Tuesday, June 26, 2012

Two Steps Forward, One Step Back

Dear Diary,

::sigh:: I was doing so well. I've been very vigilant about my calorie intake, really being good with my food journal, getting some exceptional workouts in, and starting to see the progress I want to see.... and then yesterday happens. It always seems to happen this way too. As soon as I give myself a little credit for doing well, I fuck it up.

I was home by myself all night. Roommate has been gone almost constantly lately. It makes me really sad that she's only going to be living with me for a few more days and she's not here at all lately. So what do I do? Pour myself a couple drinks and load up on the cheese and crackers. It was all I had in the apartment and I ate way too much. I'm sure I went well over my calorie count and I feel like crap this morning. I look like crap too. I don't know if it's just my perception or what but I'm really furious at myself. I was doing so well. I was beginning to be happy with how I looked, and BAM, total fuck up. I'm such a screw up.
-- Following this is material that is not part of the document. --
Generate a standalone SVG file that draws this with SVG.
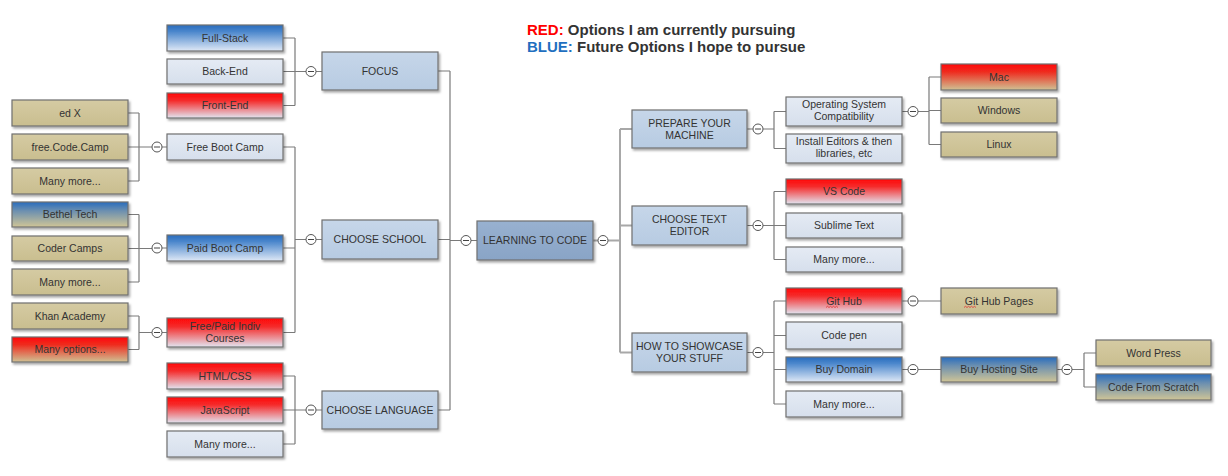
<svg xmlns="http://www.w3.org/2000/svg" width="1228" height="476" viewBox="0 0 1228 476">
<style>
.n rect{stroke:#707070;stroke-width:1.2;filter:url(#sh)}
.n text{font-family:"Liberation Sans",Arial,sans-serif;font-size:10.5px;fill:#333;text-anchor:middle}
.light rect{fill:url(#gLight)}
.l1 rect{fill:url(#gL1)}
.ctr rect{fill:url(#gCtr)}
.tan rect{fill:url(#gTan)}
.red rect{fill:url(#gRed)}
.redtan rect{fill:url(#gRedTan)}
.blue rect{fill:url(#gBlue)}
.bluetan rect{fill:url(#gBlueTan)}
#connectors path{fill:none;stroke:#7a7a7a;stroke-width:1.2}
#connectors path.trunk{stroke:#a8a8a8;stroke-width:2}
#connectors circle{fill:#fff;stroke:#555;stroke-width:1}
#connectors line{stroke:#444;stroke-width:1}
.legend{font-family:"Liberation Sans",Arial,sans-serif;font-size:15px;font-weight:bold;fill:#333}
.sq{fill:none;stroke:#e03030;stroke-width:0.8}
</style>
<defs>
<filter id="sh" x="-10%" y="-20%" width="130%" height="160%">
<feDropShadow dx="1.5" dy="2" stdDeviation="1.2" flood-color="#000" flood-opacity="0.35"/>
</filter>
<linearGradient id="gLight" x1="0" y1="0" x2="0" y2="1"><stop offset="0" stop-color="#e5ebf4"/><stop offset="1" stop-color="#d6dfec"/></linearGradient>
<linearGradient id="gL1" x1="0" y1="0" x2="0" y2="1"><stop offset="0" stop-color="#c6d6e9"/><stop offset="1" stop-color="#b7cbe2"/></linearGradient>
<linearGradient id="gCtr" x1="0" y1="0" x2="0" y2="1"><stop offset="0" stop-color="#98b1d0"/><stop offset="1" stop-color="#89a4c6"/></linearGradient>
<linearGradient id="gTan" x1="0" y1="0" x2="0" y2="1"><stop offset="0" stop-color="#d5cba3"/><stop offset="1" stop-color="#c9be8f"/></linearGradient>
<linearGradient id="gRed" x1="0" y1="0" x2="0" y2="1"><stop offset="0" stop-color="#ff0808"/><stop offset="0.3" stop-color="#f52a2a"/><stop offset="1" stop-color="#e2e5f1"/></linearGradient>
<linearGradient id="gRedTan" x1="0" y1="0" x2="0" y2="1"><stop offset="0" stop-color="#ff0808"/><stop offset="0.3" stop-color="#ef2a1e"/><stop offset="1" stop-color="#cfc294"/></linearGradient>
<linearGradient id="gBlue" x1="0" y1="0" x2="0" y2="1"><stop offset="0" stop-color="#286cbd"/><stop offset="0.25" stop-color="#4a86cc"/><stop offset="1" stop-color="#e0e9f6"/></linearGradient>
<linearGradient id="gBlueTan" x1="0" y1="0" x2="0" y2="1"><stop offset="0" stop-color="#286cbd"/><stop offset="0.35" stop-color="#6b8fb0"/><stop offset="1" stop-color="#d0c596"/></linearGradient>
</defs>
<rect width="1228" height="476" fill="#fff"/>

<g id="legend">
<text class="legend" x="527" y="35"><tspan fill="#ff0000">RED:</tspan> Options I am currently pursuing</text>
<text class="legend" x="527" y="52"><tspan fill="#1f6fc0">BLUE:</tspan> Future Options I hope to pursue</text>
</g>

<g id="connectors">
<path d="M283,38H295M283,71.5H306M283,105.5H295M295,38V105.5M316,71.5H322"/>
<path d="M128,113H139M128,147H152M128,181H139M139,113V181M162,147H167"/>
<path d="M128,214.5H139M128,248.5H152M128,282H139M139,214.5V282M162,248H167"/>
<path d="M128,316H139M128,349.5H139M139,316V349.5M139,332.5H152M162,332.5H167"/>
<path d="M283,147H295M283,248H295M283,332.5H295M295,147V332.5M295,239.5H306M316,239.5H322"/>
<path d="M283,376H295M283,410H306M283,444H295M295,376V444M316,410H322"/>
<path d="M438,71H450M438,239.5H450M438,410H450M450,71V410M450,240.5H461M471,240.5H477"/>
<path class="trunk" d="M593,240.5H598M608,240.5H620M620,129V352.5M620,129H632M620,225.5H632M620,352.5H632"/>
<path d="M747,129H753M763,129H774M774,111.5V148.5M774,111.5H786M774,148.5H786"/>
<path d="M902,111.5H908M918,111.5H929M929,77V144.5M929,77H941M929,110.5H941M929,144.5H941"/>
<path d="M747,225.5H753M763,225.5H774M774,191.5V259.5M774,191.5H786M774,225.5H786M774,259.5H786"/>
<path d="M747,352.5H753M763,352.5H774M774,301V404M774,301H786M774,335.5H786M774,369.5H786M774,404H786"/>
<path d="M902,301H908M918,301H941M902,369.5H908M918,369.5H941"/>
<path d="M1057,369.5H1062M1072,369.5H1084M1084,353V387M1084,353H1096M1084,387H1096"/>
<circle cx="311" cy="71.5" r="5"/><line x1="308" y1="71.5" x2="314" y2="71.5"/>
<circle cx="157" cy="147" r="5"/><line x1="154" y1="147" x2="160" y2="147"/>
<circle cx="157" cy="248" r="5"/><line x1="154" y1="248" x2="160" y2="248"/>
<circle cx="157" cy="332.5" r="5"/><line x1="154" y1="332.5" x2="160" y2="332.5"/>
<circle cx="311" cy="239.5" r="5"/><line x1="308" y1="239.5" x2="314" y2="239.5"/>
<circle cx="311" cy="410" r="5"/><line x1="308" y1="410" x2="314" y2="410"/>
<circle cx="466" cy="240.5" r="5"/><line x1="463" y1="240.5" x2="469" y2="240.5"/>
<circle cx="603" cy="240.5" r="5"/><line x1="600" y1="240.5" x2="606" y2="240.5"/>
<circle cx="758" cy="129" r="5"/><line x1="755" y1="129" x2="761" y2="129"/>
<circle cx="913" cy="111.5" r="5"/><line x1="910" y1="111.5" x2="916" y2="111.5"/>
<circle cx="758" cy="225.5" r="5"/><line x1="755" y1="225.5" x2="761" y2="225.5"/>
<circle cx="758" cy="352.5" r="5"/><line x1="755" y1="352.5" x2="761" y2="352.5"/>
<circle cx="913" cy="301" r="5"/><line x1="910" y1="301" x2="916" y2="301"/>
<circle cx="913" cy="369.5" r="5"/><line x1="910" y1="369.5" x2="916" y2="369.5"/>
<circle cx="1067" cy="369.5" r="5"/><line x1="1064" y1="369.5" x2="1070" y2="369.5"/>
</g>

<g id="fullstack" class="n blue"><rect x="167" y="25" width="116" height="26"/><text x="225" y="41.8">Full-Stack</text></g>
<g id="backend" class="n light"><rect x="167" y="59" width="116" height="25"/><text x="225" y="75.3">Back-End</text></g>
<g id="frontend" class="n red"><rect x="167" y="93" width="116" height="25"/><text x="225" y="109.3">Front-End</text></g>
<g id="focus" class="n l1"><rect x="322" y="52" width="116" height="38"/><text x="380" y="75.3">FOCUS</text></g>

<g id="edx" class="n tan"><rect x="12" y="100" width="116" height="26"/><text x="70" y="116.8">ed X</text></g>
<g id="freecodecamp" class="n tan"><rect x="12" y="134" width="116" height="26"/><text x="70" y="150.8">free.Code.Camp</text></g>
<g id="manymore1" class="n tan"><rect x="12" y="168" width="116" height="26"/><text x="70" y="184.8">Many more...</text></g>
<g id="freebootcamp" class="n light"><rect x="167" y="134" width="116" height="26"/><text x="225" y="150.8">Free Boot Camp</text></g>

<g id="betheltech" class="n bluetan"><rect x="12" y="202" width="116" height="25"/><text x="70" y="218.3">Bethel Tech</text></g>
<g id="codercamps" class="n tan"><rect x="12" y="236" width="116" height="25"/><text x="70" y="252.3">Coder Camps</text></g>
<g id="manymore2" class="n tan"><rect x="12" y="269" width="116" height="26"/><text x="70" y="285.8">Many more...</text></g>
<g id="paidbootcamp" class="n blue"><rect x="167" y="235" width="116" height="26"/><text x="225" y="251.8">Paid Boot Camp</text></g>

<g id="khanacademy" class="n tan"><rect x="12" y="303" width="116" height="26"/><text x="70" y="319.8">Khan Academy</text></g>
<g id="manyoptions" class="n redtan"><rect x="12" y="337" width="116" height="25"/><text x="70" y="353.3">Many options...</text></g>
<g id="freepaid" class="n red"><rect x="167" y="318" width="116" height="29"/><text x="225" y="330.3">Free/Paid Indiv</text><text x="225" y="342.3">Courses</text></g>
<g id="chooseschool" class="n l1"><rect x="322" y="220" width="116" height="39"/><text x="380" y="243.3">CHOOSE SCHOOL</text></g>

<g id="htmlcss" class="n red"><rect x="167" y="363" width="116" height="26"/><text x="225" y="379.8">HTML/CSS</text></g>
<g id="javascript" class="n red"><rect x="167" y="397" width="116" height="26"/><text x="225" y="413.8">JavaScript</text></g>
<g id="manymore3" class="n light"><rect x="167" y="431" width="116" height="26"/><text x="225" y="447.8">Many more...</text></g>
<g id="chooselanguage" class="n l1"><rect x="322" y="391" width="116" height="38"/><text x="380" y="413.8">CHOOSE LANGUAGE</text></g>

<g id="learning" class="n ctr"><rect x="477" y="221" width="116" height="39"/><text x="535" y="244.3">LEARNING TO CODE</text></g>

<g id="prepare" class="n l1"><rect x="632" y="110" width="115" height="38"/><text x="689.5" y="126.8">PREPARE YOUR</text><text x="689.5" y="138.8">MACHINE</text></g>
<g id="os" class="n light"><rect x="786" y="97" width="116" height="29"/><text x="844" y="107.8">Operating System</text><text x="844" y="119.8">Compatibility</text></g>
<g id="install" class="n light"><rect x="786" y="134" width="116" height="29"/><text x="844" y="144.8">Install Editors &amp; then</text><text x="844" y="156.8">libraries, etc</text></g>
<g id="mac" class="n redtan"><rect x="941" y="64" width="116" height="26"/><text x="999" y="80.8">Mac</text></g>
<g id="windows" class="n tan"><rect x="941" y="98" width="116" height="25"/><text x="999" y="114.3">Windows</text></g>
<g id="linux" class="n tan"><rect x="941" y="132" width="116" height="25"/><text x="999" y="148.3">Linux</text></g>

<g id="texteditor" class="n l1"><rect x="632" y="206" width="115" height="39"/><text x="689.5" y="223.3">CHOOSE TEXT</text><text x="689.5" y="235.3">EDITOR</text></g>
<g id="vscode" class="n red"><rect x="786" y="179" width="116" height="25"/><text x="844" y="195.3">VS Code</text></g>
<g id="sublime" class="n light"><rect x="786" y="213" width="116" height="25"/><text x="844" y="229.3">Sublime Text</text></g>
<g id="manymore4" class="n light"><rect x="786" y="247" width="116" height="25"/><text x="844" y="263.3">Many more...</text></g>

<g id="showcase" class="n l1"><rect x="632" y="333" width="115" height="39"/><text x="689.5" y="350.3">HOW TO SHOWCASE</text><text x="689.5" y="362.3">YOUR STUFF</text></g>
<g id="github" class="n red"><rect x="786" y="288" width="116" height="26"/><text x="844" y="304.8">Git Hub</text><path class="sq" d="M826,307.5l1.5,-1.2l1.5,1.2l1.5,-1.2l1.5,1.2l1.5,-1.2l1.5,1.2l1.5,-1.2l1.5,1.2"/></g>
<g id="codepen" class="n light"><rect x="786" y="322" width="116" height="27"/><text x="844" y="339.3">Code pen</text></g>
<g id="buydomain" class="n blue"><rect x="786" y="357" width="116" height="25"/><text x="844" y="373.3">Buy Domain</text></g>
<g id="manymore5" class="n light"><rect x="786" y="391" width="116" height="26"/><text x="844" y="407.8">Many more...</text></g>
<g id="githubpages" class="n tan"><rect x="941" y="288" width="116" height="26"/><text x="999" y="304.8">Git Hub Pages</text><path class="sq" d="M964,307.5l1.5,-1.2l1.5,1.2l1.5,-1.2l1.5,1.2l1.5,-1.2l1.5,1.2l1.5,-1.2l1.5,1.2"/></g>
<g id="buyhosting" class="n bluetan"><rect x="941" y="357" width="116" height="25"/><text x="999" y="373.3">Buy Hosting Site</text></g>
<g id="wordpress" class="n tan"><rect x="1096" y="340" width="115" height="26"/><text x="1153.5" y="356.8">Word Press</text></g>
<g id="codefromscratch" class="n bluetan"><rect x="1096" y="374" width="115" height="26"/><text x="1153.5" y="390.8">Code From Scratch</text></g>
</svg>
I have to be extra careful today with my food and make sure to get as much out of my workout this evening as I can even though I'm beyond exhausted.

I had the weirdest dreams. I had been kidnapped by some hilljack group. I don't think they were quite human, but I don't think I was either. It was in a farm area off of a freeway and I was continually trying to escape and get another woman out of their as well (her resemblance to Amy Ackers was spot on). Weird weird weird.

I hate myself sometimes.

Loathe,
Haven. 

1 comment:

  1. Oh, yes, i think I understand you. My relationships with food are rather intense I would say.. And I know this awful feeling when you’ve struggled so hard for some time for being slim and healthy and suddenly lose your temper and break down all the rules which you followed so carefully.

    The only solution for this problem which I’ve found for myself is to stop self-reproach and stop thinking that “oh, this awful wave has covered me and I won’t manage to stop eating, I will eat and eat now and will never have a body I dream of”. Instead I think that “yes, today I’ve eaten way too much but I can allow it myself sometimes, that’s not a catastrophe because I do control myself and tomorrow I’ll return to my healthy food mode”. For me personally the point is always to believe that It’s me who defines what and how much eat. Only me and not that “awful wave” as a kind of emotional and nervous conditions which incite me to empty my fridge.